I heard the song "I believe in you" by Don Williams last week, and it took me back in time. Something about his smooth yet gravely tone reminds me of my Grandpa Slusher, and I was suddenly in a blue and gray two tone Chevy Van riding down Mohler Road in Goshen, listening to my father's father belt out "Friends in Low Places" when Garth was just an up and comer. That was a moment I never forgot, probably the only moment in my life I remember connecting with that man.

As Don told me he "liked to think of God as love, he's down below, he's up above" my mind went from that moment with Brad Slusher to the bedroom floor of the house Mom shared with the Monster in the early 80's. I had my orange Corvette hot wheel, pretending it was the General Lee, tracing the patterns of the berber carpet and pretending I was out running Roscoe. The I heard the motorcycle, and I hid behind the door until I was sure that he wasn't in a beating mood, which he always was.

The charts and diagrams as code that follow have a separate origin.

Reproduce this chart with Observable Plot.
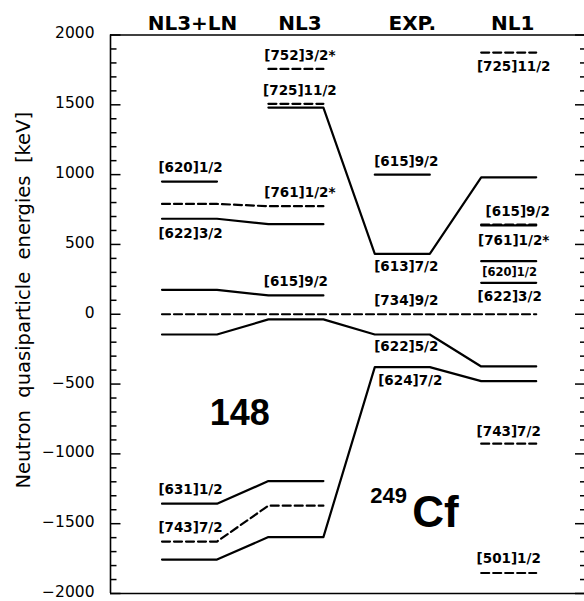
<!DOCTYPE html>
<html>
<head>
<meta charset="utf-8">
<script src="https://cdn.jsdelivr.net/npm/d3@7"></script>
<script src="https://cdn.jsdelivr.net/npm/@observablehq/plot@0.6"></script>
<style>
  body { margin: 0; background: #fff; }
  svg text { white-space: pre; }
</style>
</head>
<body>
<div id="chart"></div>
<script>
// Neutron one-quasiparticle levels of 249Cf: two RMF calculations with and
// without Lipkin-Nogami pairing, experiment, and the NL1 parameter set.
const columns = ["NL3+LN", "NL3", "EXP.", "NL1"];

// Level energies in keV, per column
const nl3lnOrbitals = ["[620]1/2", "[761]1/2*", "[622]3/2", "[615]9/2", "[734]9/2", "[622]5/2", "[631]1/2", "[743]7/2", "[624]7/2"];
const nl3lnEnergies = [950, 790, 684, 175, 0, -145, -1357, -1628, -1757];

const nl3Orbitals = ["[752]3/2*", "[725]11/2", "[613]7/2", "[761]1/2*", "[622]3/2", "[615]9/2", "[734]9/2", "[622]5/2", "[631]1/2", "[743]7/2", "[624]7/2"];
const nl3Energies = [1757, 1507, 1480, 774, 645, 135, 0, -37, -1195, -1371, -1596];

const expOrbitals = ["[615]9/2", "[613]7/2", "[734]9/2", "[622]5/2", "[624]7/2"];
const expEnergies = [1000, 433, 0, -145, -379];

const nl1Orbitals = ["[725]11/2", "[613]7/2", "[615]9/2", "[761]1/2*", "[620]1/2", "[622]3/2", "[734]9/2", "[622]5/2", "[624]7/2", "[743]7/2", "[501]1/2"];
const nl1Energies = [1874, 981, 636, 642, 380, 225, 0, -374, -479, -927, -1853];

// Orbitals followed from one column to the next (first and last column of the chain)
const correlatedOrbitals = ["[761]1/2*", "[622]3/2", "[615]9/2", "[631]1/2", "[743]7/2", "[734]9/2", "[622]5/2", "[624]7/2", "[613]7/2"];
const correlatedFrom = ["NL3+LN", "NL3+LN", "NL3+LN", "NL3+LN", "NL3+LN", "NL3+LN", "NL3+LN", "NL3+LN", "NL3"];
const correlatedTo = ["NL3", "NL3", "NL3", "NL3", "NL3", "NL1", "NL1", "NL1", "NL1"];

// Which levels carry a Nilsson label
const labelColumns = ["NL3+LN", "NL3+LN", "NL3+LN", "NL3+LN",
  "NL3", "NL3", "NL3", "NL3",
  "EXP.", "EXP.", "EXP.", "EXP.", "EXP.",
  "NL1", "NL1", "NL1", "NL1", "NL1", "NL1", "NL1"];
const labelOrbitals = ["[620]1/2", "[622]3/2", "[631]1/2", "[743]7/2",
  "[752]3/2*", "[725]11/2", "[761]1/2*", "[615]9/2",
  "[615]9/2", "[613]7/2", "[734]9/2", "[622]5/2", "[624]7/2",
  "[725]11/2", "[615]9/2", "[761]1/2*", "[620]1/2", "[622]3/2", "[743]7/2", "[501]1/2"];

const yMajorTicks = d3.range(-2000, 2001, 500);
const yMinorTicks = d3.range(-2000, 2001, 100);

// ---- layout ----
const W = 584, H = 601, ML = 110, MR = 0, MT = 34.5, MB = 8;
const COL0 = 189, COL_STEP = 106.4;           // pixel centre of first column, spacing
const HALF = 27.5 / COL_STEP;                  // half width of a level line
const xDomain = [(ML - COL0) / COL_STEP, (W - MR - COL0) / COL_STEP];
const frameW = W - ML - MR;

// label offsets in pixels: [dy, dx] (negative dy = above the level)
const labelOffsets = [[-14, 1], [15, 1], [-14, 1], [-14, 1],
  [-13, 4], [-13, 4], [-14, 4], [-14, 0],
  [-13, 4], [13, 4], [-14, 4], [12, 4], [14, 8],
  [14, 5], [-14, 9], [16, 5], [11, 1], [14, 1], [-12, 0], [-14, 0]];
const headerShift = [3, 4, 10, 4];

// ---- build level table ----
const levels = [];
[[nl3lnOrbitals, nl3lnEnergies], [nl3Orbitals, nl3Energies], [expOrbitals, expEnergies], [nl1Orbitals, nl1Energies]]
  .forEach(([orbs, ens], col) => orbs.forEach((orbital, k) => {
    // odd oscillator shell N -> negative parity, drawn dashed
    levels.push({col, orbital, energy: ens[k], dashed: Number(orbital[1]) % 2 === 1});
  }));

function chainKey(l) {
  const j = correlatedOrbitals.indexOf(l.orbital);
  if (j >= 0 && l.col >= columns.indexOf(correlatedFrom[j]) && l.col <= columns.indexOf(correlatedTo[j])) return l.orbital;
  return l.orbital + "@" + l.col;
}

const points = [];
for (const l of levels) {
  const key = chainKey(l);
  points.push({key, x: l.col - HALF, y: l.energy, dashed: l.dashed});
  points.push({key, x: l.col + HALF, y: l.energy, dashed: l.dashed});
}

const labels = labelOrbitals.map((orbital, i) => {
  const col = columns.indexOf(labelColumns[i]);
  const lev = levels.find(l => l.col === col && l.orbital === orbital);
  return {col, orbital, energy: lev.energy, dy: labelOffsets[i][0], dx: labelOffsets[i][1],
          small: col === 3 && orbital === "[620]1/2"};
});

const fmt = d => d < 0 ? "\u2212" + Math.abs(d) : String(d);

const chart = Plot.plot({
  width: W, height: H,
  marginLeft: ML, marginRight: MR, marginTop: MT, marginBottom: MB,
  x: {domain: xDomain, axis: null},
  y: {domain: [-2000, 2000], axis: null},
  style: {fontFamily: "DejaVu Sans", color: "black", background: "white", overflow: "visible"},
  marks: [
    // frame: left, top, bottom
    Plot.ruleX([xDomain[0]], {stroke: "black", strokeWidth: 1.6}),
    Plot.ruleY([-2000, 2000], {stroke: "black", strokeWidth: 1.6}),
    // inward ticks, left side
    Plot.tickY(yMinorTicks.filter(d => d % 500 !== 0), {y: d => d, insetRight: frameW - 6.5, strokeWidth: 1.5}),
    Plot.tickY(yMajorTicks, {y: d => d, insetRight: frameW - 10.5, strokeWidth: 1.5}),
    // inward ticks, right side
    Plot.tickY(yMinorTicks.filter(d => d % 500 !== 0), {y: d => d, insetLeft: frameW - 4, strokeWidth: 1.5}),
    Plot.tickY(yMajorTicks, {y: d => d, insetLeft: frameW - 9, strokeWidth: 1.5}),
    Plot.axisY(yMajorTicks, {anchor: "left", tickSize: 0, tickPadding: 16, tickFormat: fmt, fontSize: 15.5, dy: -1.5, label: null}),
    Plot.text(["Neutron  quasiparticle  energies  [keV]"], {
      frameAnchor: "left", textAnchor: "middle", rotate: -90, dx: -87, dy: -14, fontSize: 19.5
    }),
    // column headers
    ...columns.map((c, i) => Plot.text([c], {
      x: () => i, y: () => 2000, dy: -11.5, dx: headerShift[i],
      fontSize: 20, fontWeight: "bold"
    })),
    // levels and the lines correlating them between columns
    Plot.line(points.filter(p => !p.dashed), {x: "x", y: "y", z: "key", stroke: "black", strokeWidth: 2.2}),
    Plot.line(points.filter(p => p.dashed), {x: "x", y: "y", z: "key", stroke: "black", strokeWidth: 2.2, strokeDasharray: "8,4"}),
    // Nilsson labels
    ...labels.map(d => Plot.text([d], {
      x: "col", y: "energy", text: "orbital", dx: d.dx, dy: d.dy,
      fontSize: d.small ? 11.5 : 13.5, fontWeight: "bold"
    })),
    // nucleus
    Plot.text(["148"], {x: () => 0.5, y: () => -710, dx: -3, fontSize: 36, fontWeight: "bold",
      fontFamily: "Liberation Sans", letterSpacing: "-1px"}),
    Plot.text(["249"], {x: () => 2, y: () => -1302, dx: -32, textAnchor: "start", fontSize: 22, fontWeight: "bold",
      fontFamily: "Liberation Sans"}),
    Plot.text(["Cf"], {x: () => 2, y: () => -1422, dx: 10, textAnchor: "start", fontSize: 44, fontWeight: "bold",
      fontFamily: "Liberation Sans"})
  ]
});

document.getElementById("chart").appendChild(chart);
</script>
</body>
</html>
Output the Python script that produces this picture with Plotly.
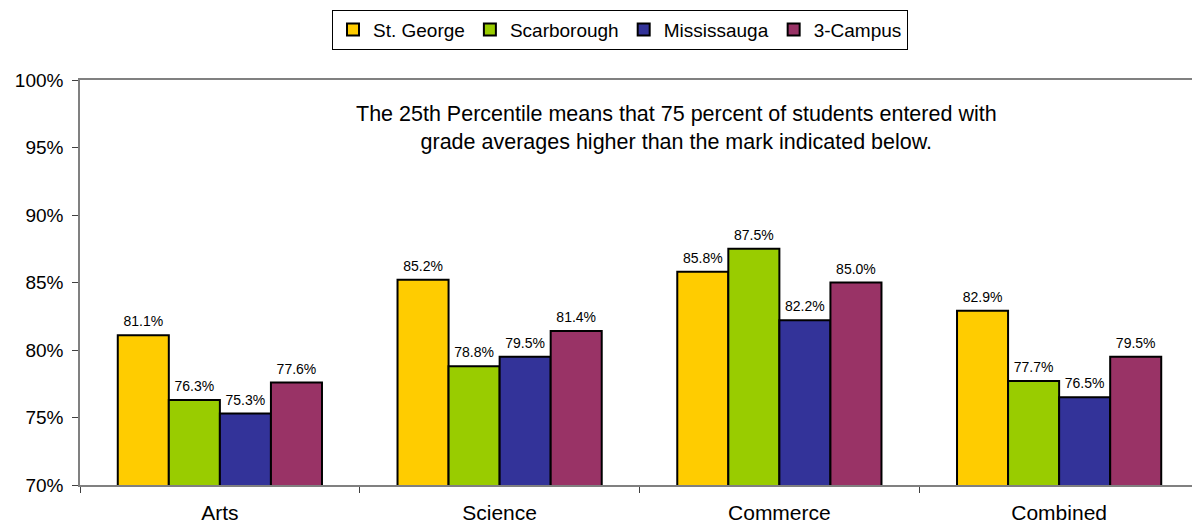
import plotly.graph_objects as go

categories = ["Arts", "Science", "Commerce", "Combined"]
series_names = ["St. George", "Scarborough", "Mississauga", "3-Campus"]
st_george = [0.811, 0.852, 0.858, 0.829]
scarborough = [0.763, 0.788, 0.875, 0.777]
mississauga = [0.753, 0.795, 0.822, 0.765]
three_campus = [0.776, 0.814, 0.850, 0.795]
colors = ["#FFCC00", "#99CC00", "#333399", "#993366"]

FONT = "Arial, Liberation Sans, sans-serif"

fig = go.Figure()
all_vals = [st_george, scarborough, mississauga, three_campus]
for name, vals, col in zip(series_names, all_vals, colors):
    fig.add_trace(go.Bar(
        name=name, x=categories, y=vals,
        marker=dict(color=col, line=dict(color="black", width=2)),
        offsetgroup=name,
    ))
for name, vals in zip(series_names, all_vals):
    fig.add_trace(go.Scatter(
        x=categories, y=vals, mode="markers+text",
        marker=dict(size=7, opacity=0),
        text=[f"{v*100:.1f}%" for v in vals],
        textposition="top center",
        textfont=dict(size=14, color="black", family=FONT),
        offsetgroup=name, showlegend=False, hoverinfo="skip", cliponaxis=False,
    ))

fig.update_layout(
    width=1200, height=525,
    margin=dict(l=72, r=9, t=72, b=48),
    barmode="group", bargap=0.27, bargroupgap=0,
    scattermode="group", scattergap=0.27,
    plot_bgcolor="white", paper_bgcolor="white",
    font=dict(family=FONT, size=19, color="black"),
    showlegend=True,
    legend=dict(orientation="h", xref="container", yref="container",
                x=0.51, xanchor="center", y=0.997, yanchor="top",
                bordercolor="black", borderwidth=1, font=dict(size=19),
                itemwidth=30, bgcolor="white"),
    annotations=[dict(
        text="The 25th Percentile means that 75 percent of students entered with<br>grade averages higher than the mark indicated below.",
        xref="paper", yref="paper", x=0.5335, y=0.881, xanchor="center", yanchor="middle",
        showarrow=False, font=dict(size=21.5, family=FONT, color="black"), align="center")],
)
fig.update_xaxes(showline=True, linecolor="#808080", linewidth=1.5, mirror=True,
                 ticks="outside", tickson="boundaries", ticklen=6, tickcolor="#404040",
                 tickfont=dict(size=21), automargin=False, ticklabelstandoff=8)
fig.update_yaxes(range=[0.70, 1.00], dtick=0.05, tickformat=".0%", showgrid=False,
                 showline=True, linecolor="#808080", linewidth=1.5, mirror=True,
                 ticks="outside", ticklen=6, tickcolor="#404040", zeroline=False,
                 tickfont=dict(size=19), automargin=False, ticklabelstandoff=5)

fig.write_html("out.html")
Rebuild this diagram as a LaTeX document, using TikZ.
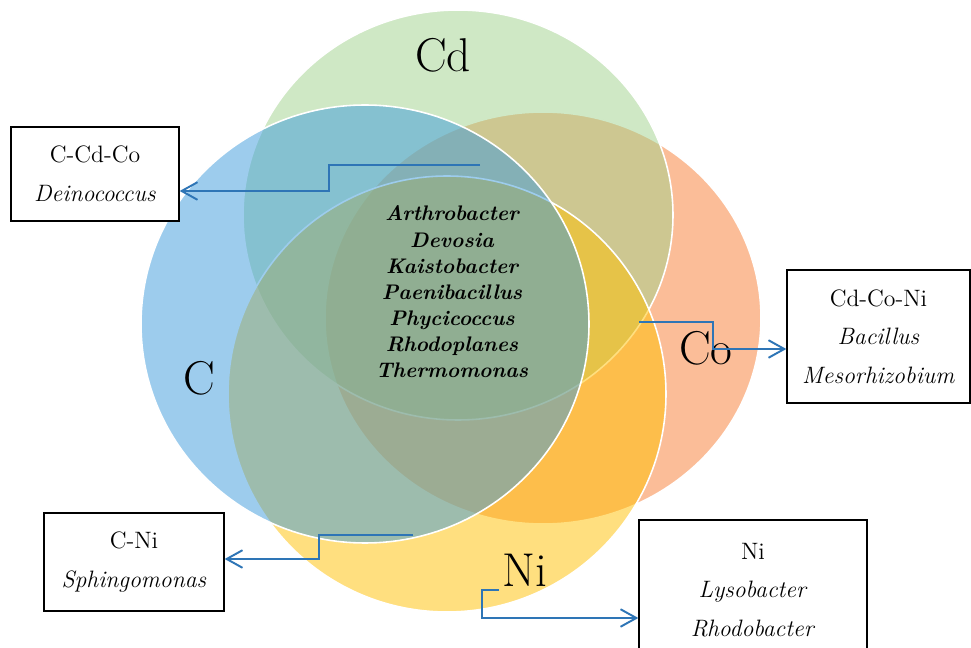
\documentclass[tikz,border=0pt]{standalone}
\usepackage{xcolor}
\usetikzlibrary{arrows.meta,positioning}

\definecolor{cdgreen}{RGB}{160,210,140}
\definecolor{cblue}{RGB}{60,155,220}
\definecolor{coorange}{RGB}{248,125,50}
\definecolor{niyellow}{RGB}{255,192,0}
\definecolor{linkblue}{RGB}{46,117,182}

\begin{document}
\begin{tikzpicture}[
    x=0.02cm, y=-0.02cm,
    set/.style={draw=white, line width=0.9pt, fill opacity=0.5},
    metal/.style={anchor=base, font=\fontsize{27}{27}\selectfont},
    infobox/.style={draw, line width=0.8pt, fill=white, align=center, inner sep=0pt, font=\fontsize{13.5}{22}\selectfont},
    link/.style={draw=linkblue, line width=1.1pt, -{Straight Barb[length=9pt,width=10pt]}}
]
\clip (0,0) rectangle (971,648);
\fill[white] (0,0) rectangle (971,648);

% Sets
\path[set, fill=coorange] (543,318) ellipse [x radius=218, y radius=206];
\path[set, fill=cdgreen] (458,215) ellipse [x radius=215, y radius=205];
\path[set, fill=niyellow] (447,394) ellipse [x radius=219, y radius=218];
\path[set, fill=cblue] (365,324) ellipse [x radius=224, y radius=219];

\node[metal] (cd_label) at (443,72) {Cd};
\node[metal] (c_label) at (199,395) {C};
\node[metal] (co_label) at (706,365) {Co};
\node[metal] (ni_label) at (525,586) {Ni};

\node[align=center, font=\fontsize{12}{14.9}\selectfont\bfseries\itshape] (core) at (452,292)
    {Arthrobacter\\Devosia\\Kaistobacter\\Paenibacillus\\Phycicoccus\\Rhodoplanes\\Thermomonas};

% Boxes
\node[infobox, minimum width=3.36cm, minimum height=1.88cm] (c_cd_co) at (95,174) {C-Cd-Co\\\textit{Deinococcus}};
\node[infobox, minimum width=3.66cm, minimum height=2.66cm] (cd_co_ni) at (878.5,336.5) {Cd-Co-Ni\\\textit{Bacillus}\\\textit{Mesorhizobium}};
\node[infobox, minimum width=3.6cm, minimum height=1.96cm] (c_ni) at (134,562) {C-Ni\\\textit{Sphingomonas}};
\node[infobox, minimum width=4.56cm, minimum height=2.8cm] (ni_only) at (753,590) {Ni\\\textit{Lysobacter}\\\textit{Rhodobacter}};

% Connections
\coordinate (s1) at (480,165);
\coordinate (k1) at (329,191);
\coordinate (s2) at (639,322);
\coordinate (k2) at (713,349);
\coordinate (s3) at (413,535);
\coordinate (k3) at (319,559);
\coordinate (s4) at (499,590);
\coordinate (k4) at (482,618);
\draw[link] (s1) -| (k1) -- (k1 -| c_cd_co.east);
\draw[link] (s2) -| (k2) -- (k2 -| cd_co_ni.west);
\draw[link] (s3) -| (k3) -- (k3 -| c_ni.east);
\draw[link] (s4) -| (k4) -- (k4 -| ni_only.west);

\end{tikzpicture}
\end{document}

I grew up listening to old country music. When the other kids were wearing Duran Duran t-shirts to school, I was listening to Ronnie Milsap, Alabama, and the Oak Ridge Boys. My Mom sang in a country band, and I loved listening to her croon Patsy Cline and Anne Murray songs as we listened from the other room. Now, whenever I hear Crazy or You Needed me, I hear her singing right along

As I listened to the classic song by Don Williams, I wondered what songs would remind my boys of me long after I am gone. Would it be one of the songs JM knows by heart, or a Linkin Park track that they all have asked me to play in the car? Or perhaps they will remember the 1000 times I have told them never to turn off Stairway by Zeppelin if it comes on the radio.

Only time will tell. I do hope that they develop those same types of memories and that someday, when a song plays on their iPod or computer or whatever device provides their music then, they will understand why I say music is the soundtrack of life.

Today is Memorial Day. As we say thank you to current and past military members for the freedoms they provide, I pause to remember my birth father. While I never knew TSGT John "Mike" Slusher as well as I would have liked, I am proud to bear his name. And I am proud to pass it to my sons. While my mother gave me a love of music, he introduced me to Stairway to Heaven, which is far and away my favorite song of all time. Not only that, but it is also a preferred tune of his three grandsons as well.

Day #448. Thursday TSGT Slusher will have been gone for 18 years. I never got to ask him so many questions I have. And he never met my sons. And while that is a part of them they will never know, I am eternally grateful that his absence growing up meant having the Dad that I did, the man my boys know as their Poppa. It is truly good to be me.